Even the stripped-down bill that will be considered by the Senate has provoked strong opposition from gun rights advocates like the National Rifle Association that warned of a federal gun registry — something that is currently outlawed — if background checks are expanded to nearly all gun buyers.
That provoked the threat of a filibuster from five Republican senators — Rand Paul of Tennessee, Ted Cruz of Texas, Mike Lee of Utah, Marco Rubio of Florida and James Inhofe of Oklahoma — and forced a postponement of the federal gun bill as gun-control advocates struggle to find 60 votes that would end a filibuster.
“If we have to replace the current background check language with compromise language — which we hope to be able to do — we can’t get the bill to the floor until the week of April 15 due to GOP vows to use all the tools at their disposal to delay the process for as long as possible,” a Senate Democratic leadership aide said.
Despite the challenges, Connecticut’s senators are optimistic.
“The most important fact is that the majority of Americans want background checks,” said Sen. Richard Blumenthal, D-Conn. “We all agree there are some people who shouldn’t own guns.
Blumenthal said he plans to introduce an amendment to the bill that would add the high-capacity magazine ban. He said he believes it may have enough support for approval, even if a ban on assault weapons does not.
Sen. Chris Murphy, D-Conn., who plans to co-sponsor Blumenthal’s amendment, agrees.
“There are a good number of number of [lawmakers] who don’t support an assault weapons ban who do support a ban on high-capacity magazines,” he said.
Murphy also said Republicans will suffer a negative reaction from the public if they insist on holding up the Senate gun bill.
But he also said he “would not deny [the NRA’s] influence still remains” in Congress.
Senate Majority Leader Harry Reid last week plunged into efforts to find the handful of Republican votes that are needed to move forward on gun bills and persuade skittish Democrats from rural states to stay loyal on the issue.
To pressure Republicans, Reid produced a two-minute video featuring clips of various Republicans — including Sens. Jeff Flake of Arizona, Roy Blunt of Missouri, John McCain of Arizona, Johnny Isakson of Georgia and Dean Heller of Nevada — saying in past interviews that they would consider supporting universal background checks.

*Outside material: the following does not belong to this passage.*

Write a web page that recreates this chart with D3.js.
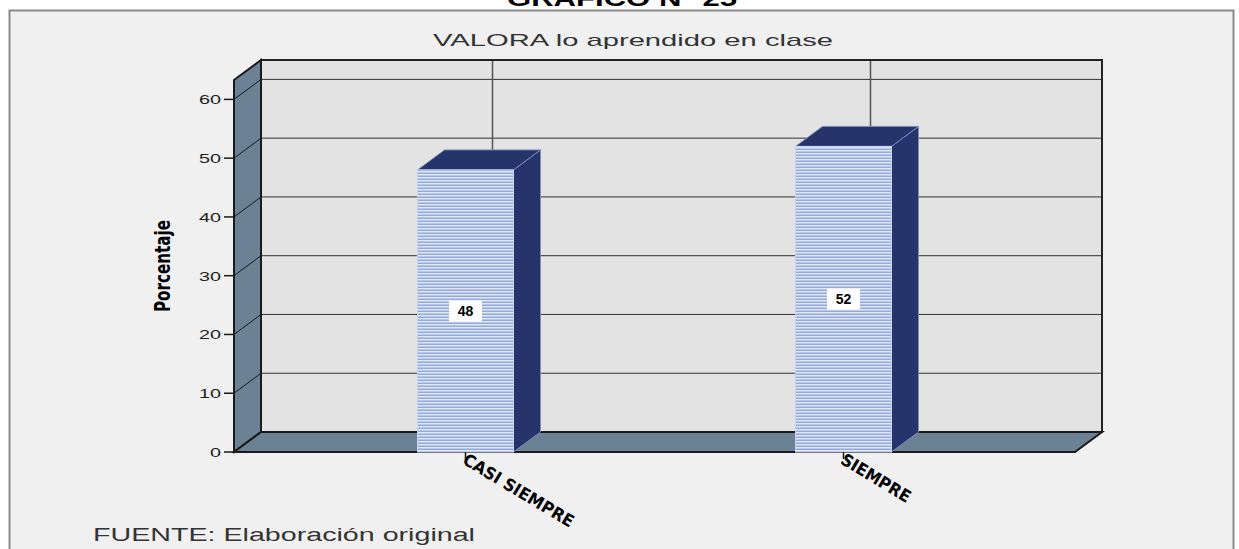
<!DOCTYPE html>
<html>
<head>
<meta charset="utf-8">
<script src="https://cdn.jsdelivr.net/npm/d3@7"></script>
<style>
  html, body { margin: 0; padding: 0; background: #ffffff; }
  svg { display: block; }
</style>
</head>
<body>
<div id="grafico"></div>
<script>
const categories = ["CASI SIEMPRE", "SIEMPRE"];
const percentages = [48, 52];
const yTicks = [0, 10, 20, 30, 40, 50, 60];
const chartTitle = "GRAFICO N° 25";
const subTitle = "VALORA lo aprendido en clase";
const yLabel = "Porcentaje";
const source = "FUENTE: Elaboración original";

const width = 1239;
const height = 549;
const depthX = 27;
const depthY = -20;
const barWidth = 96;

const svg = d3.select('#grafico')
    .append('svg')
    .attr('width', width)
    .attr('height', height);

const defs = svg.append('defs');
const pat = defs.append('pattern')
    .attr('id', 'stripes')
    .attr('patternUnits', 'userSpaceOnUse')
    .attr('width', 6)
    .attr('height', 3);
pat.append('rect').attr('width', 6).attr('height', 3).attr('fill', '#e0e8f8');
pat.append('rect').attr('y', 1.5).attr('width', 6).attr('height', 1.5).attr('fill', '#93a9db');

const y = d3.scaleLinear().domain([0, 63.3]).range([452, 80]);
const x = d3.scalePoint().domain(categories).range([234, 1075]).padding(0.6125);

const x0 = 234, x1 = 1075;
const yTop = y(63.3), yBot = y(0);

// marco exterior
svg.append('rect')
    .attr('x', 9.5).attr('y', 10.5)
    .attr('width', 1224).attr('height', 560)
    .attr('fill', '#f0f0f0')
    .attr('stroke', '#8a8a8a')
    .attr('stroke-width', 2);

// pared del fondo
svg.append('rect')
    .attr('x', x0 + depthX).attr('y', yTop + depthY)
    .attr('width', x1 - x0).attr('height', yBot - yTop)
    .attr('fill', '#e3e3e3');

// lineas de cuadricula
svg.selectAll('.grid')
    .data(yTicks.filter(d => d > 0))
    .enter()
    .append('line')
    .attr('x1', x0 + depthX).attr('x2', x1 + depthX)
    .attr('y1', d => y(d) + depthY).attr('y2', d => y(d) + depthY)
    .attr('stroke', '#333').attr('stroke-width', 1);

svg.selectAll('.vgrid')
    .data(categories)
    .enter()
    .append('line')
    .attr('x1', d => x(d) + depthX).attr('x2', d => x(d) + depthX)
    .attr('y1', yTop + depthY).attr('y2', yBot + depthY)
    .attr('stroke', '#555').attr('stroke-width', 1.5);

svg.append('rect')
    .attr('x', x0 + depthX).attr('y', yTop + depthY)
    .attr('width', x1 - x0).attr('height', yBot - yTop)
    .attr('fill', 'none')
    .attr('stroke', '#222').attr('stroke-width', 2);

// pared izquierda
svg.append('polygon')
    .attr('points', [[x0, yTop], [x0 + depthX, yTop + depthY], [x0 + depthX, yBot + depthY], [x0, yBot]].join(' '))
    .attr('fill', '#6b8194')
    .attr('stroke', '#1a1a1a').attr('stroke-width', 2);

svg.selectAll('.wallgrid')
    .data(yTicks.filter(d => d > 0))
    .enter()
    .append('line')
    .attr('x1', x0).attr('x2', x0 + depthX)
    .attr('y1', d => y(d)).attr('y2', d => y(d) + depthY)
    .attr('stroke', '#1a1a1a').attr('stroke-width', 1);

// piso
svg.append('polygon')
    .attr('points', [[x0, yBot], [x0 + depthX, yBot + depthY], [x1 + depthX, yBot + depthY], [x1, yBot]].join(' '))
    .attr('fill', '#6b8194')
    .attr('stroke', '#1a1a1a').attr('stroke-width', 2);

// barras
const bars = svg.selectAll('.bar')
    .data(categories.map((c, i) => ({ cat: c, val: percentages[i] })))
    .enter()
    .append('g')
    .attr('class', 'bar');

bars.append('polygon')
    .attr('points', d => {
        const l = x(d.cat) - barWidth / 2, r = l + barWidth, t = y(d.val);
        return [[r, t], [r + depthX, t + depthY], [r + depthX, yBot + depthY], [r, yBot]].join(' ');
    })
    .attr('fill', '#25346a')
    .attr('stroke', '#7f8db3').attr('stroke-width', 1);

bars.append('polygon')
    .attr('points', d => {
        const l = x(d.cat) - barWidth / 2, r = l + barWidth, t = y(d.val);
        return [[l, t], [l + depthX, t + depthY], [r + depthX, t + depthY], [r, t]].join(' ');
    })
    .attr('fill', '#25346a')
    .attr('stroke', '#7f8db3').attr('stroke-width', 1);

bars.append('rect')
    .attr('x', d => x(d.cat) - barWidth / 2)
    .attr('y', d => y(d.val))
    .attr('width', barWidth)
    .attr('height', d => yBot - y(d.val))
    .attr('fill', 'url(#stripes)')
    .attr('stroke', '#c8d4ee').attr('stroke-width', 1);

bars.append('rect')
    .attr('x', d => x(d.cat) - 16.5)
    .attr('y', d => (y(d.val) + yBot) / 2 - 10.5)
    .attr('width', 33).attr('height', 21)
    .attr('fill', '#ffffff');

bars.append('text')
    .attr('x', d => x(d.cat))
    .attr('y', d => (y(d.val) + yBot) / 2 + 5)
    .attr('text-anchor', 'middle')
    .attr('font-family', 'Arial, "Liberation Sans", sans-serif')
    .attr('font-weight', 'bold')
    .attr('font-size', '14px')
    .attr('fill', '#000')
    .text(d => d.val);

// eje y
svg.selectAll('.ytick')
    .data(yTicks)
    .enter()
    .append('line')
    .attr('x1', 224).attr('x2', x0)
    .attr('y1', d => y(d)).attr('y2', d => y(d))
    .attr('stroke', '#1a1a1a').attr('stroke-width', 1.5);

svg.selectAll('.ylab')
    .data(yTicks)
    .enter()
    .append('text')
    .attr('x', 221)
    .attr('y', d => y(d) + 5)
    .attr('text-anchor', 'end')
    .attr('font-family', 'Arial, "Liberation Sans", sans-serif')
    .attr('font-size', '13px')
    .attr('fill', '#222')
    .attr('textLength', d => String(d).length * 11)
    .attr('lengthAdjust', 'spacingAndGlyphs')
    .text(d => d);

svg.append('text')
    .attr('transform', 'translate(170,266) rotate(-90)')
    .attr('text-anchor', 'middle')
    .attr('font-family', '"Liberation Sans Narrow", "DejaVu Sans Condensed", Arial, sans-serif')
    .attr('font-weight', 'bold')
    .attr('font-size', '21px')
    .attr('fill', '#000')
    .attr('textLength', 92)
    .attr('lengthAdjust', 'spacingAndGlyphs')
    .text(yLabel);

// eje x
svg.selectAll('.xtick')
    .data(categories)
    .enter()
    .append('line')
    .attr('x1', d => x(d)).attr('x2', d => x(d))
    .attr('y1', yBot).attr('y2', yBot + 7)
    .attr('stroke', '#1a1a1a').attr('stroke-width', 1.5);

const xLabelLen = { "CASI SIEMPRE": 126, "SIEMPRE": 78 };
svg.selectAll('.xlab')
    .data(categories)
    .enter()
    .append('text')
    .attr('transform', d => `translate(${x(d) - 4},${yBot + 11}) rotate(31)`)
    .attr('text-anchor', 'start')
    .attr('font-family', '"Liberation Sans Narrow", "DejaVu Sans Condensed", Arial, sans-serif')
    .attr('font-weight', 'bold')
    .attr('font-size', '17px')
    .attr('fill', '#000')
    .attr('textLength', d => xLabelLen[d])
    .attr('lengthAdjust', 'spacingAndGlyphs')
    .text(d => d);

// titulos
svg.append('text')
    .attr('x', 507).attr('y', 6)
    .attr('font-family', 'Arial, "Liberation Sans", sans-serif')
    .attr('font-weight', 'bold')
    .attr('font-size', '22px')
    .attr('fill', '#000')
    .attr('textLength', 230)
    .attr('lengthAdjust', 'spacingAndGlyphs')
    .text(chartTitle);

svg.append('text')
    .attr('x', 433).attr('y', 46)
    .attr('font-family', 'Arial, "Liberation Sans", sans-serif')
    .attr('font-size', '17px')
    .attr('fill', '#333')
    .attr('textLength', 400)
    .attr('lengthAdjust', 'spacingAndGlyphs')
    .text(subTitle);

svg.append('text')
    .attr('x', 93).attr('y', 541)
    .attr('font-family', 'Arial, "Liberation Sans", sans-serif')
    .attr('font-size', '18px')
    .attr('fill', '#333')
    .attr('textLength', 382)
    .attr('lengthAdjust', 'spacingAndGlyphs')
    .text(source);
</script>
</body>
</html>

But right now, only two Republican senators are considered “yes” votes on the gun bill, Susan Collins of Maine and Mark Kirk of Illinois.
Last week, President Obama visited Colorado, the site of two mass shootings, and will visit Hartford Monday to try to bolster public sentiment for gun control and make it easier for senators to vote for it.
Gun control groups are also busily trying to counter the NRA’s influence in Washington.
Mayors Against Illegal Guns, a group founded and funded largely by New York Mayor Michael Bloomberg, has collected 1.75 million signatures on petitions asking members of Congress to approve universal background checks, tougher penalties for gun trafficking — and bans on assault weapons and high-capacity magazines.
Brian Malte, director of mobilization for the Brady Campaign to Prevent Gun Violence, said gun-control advocates are just now matching the NRA in the amount of effort lobbying Congress.
Malte said he’s hopeful this Congress will approve the universal background check and trafficking gun bill. If Congress fails to approve Blumenthal ‘s amendment to ban high-capacity magazines — and another one that Sen. Dianne Feinstein, D-Calif., plans to introduce that would ban assault weapons — a future Congress might do so, Malte said.
“This is never won and done,” he said.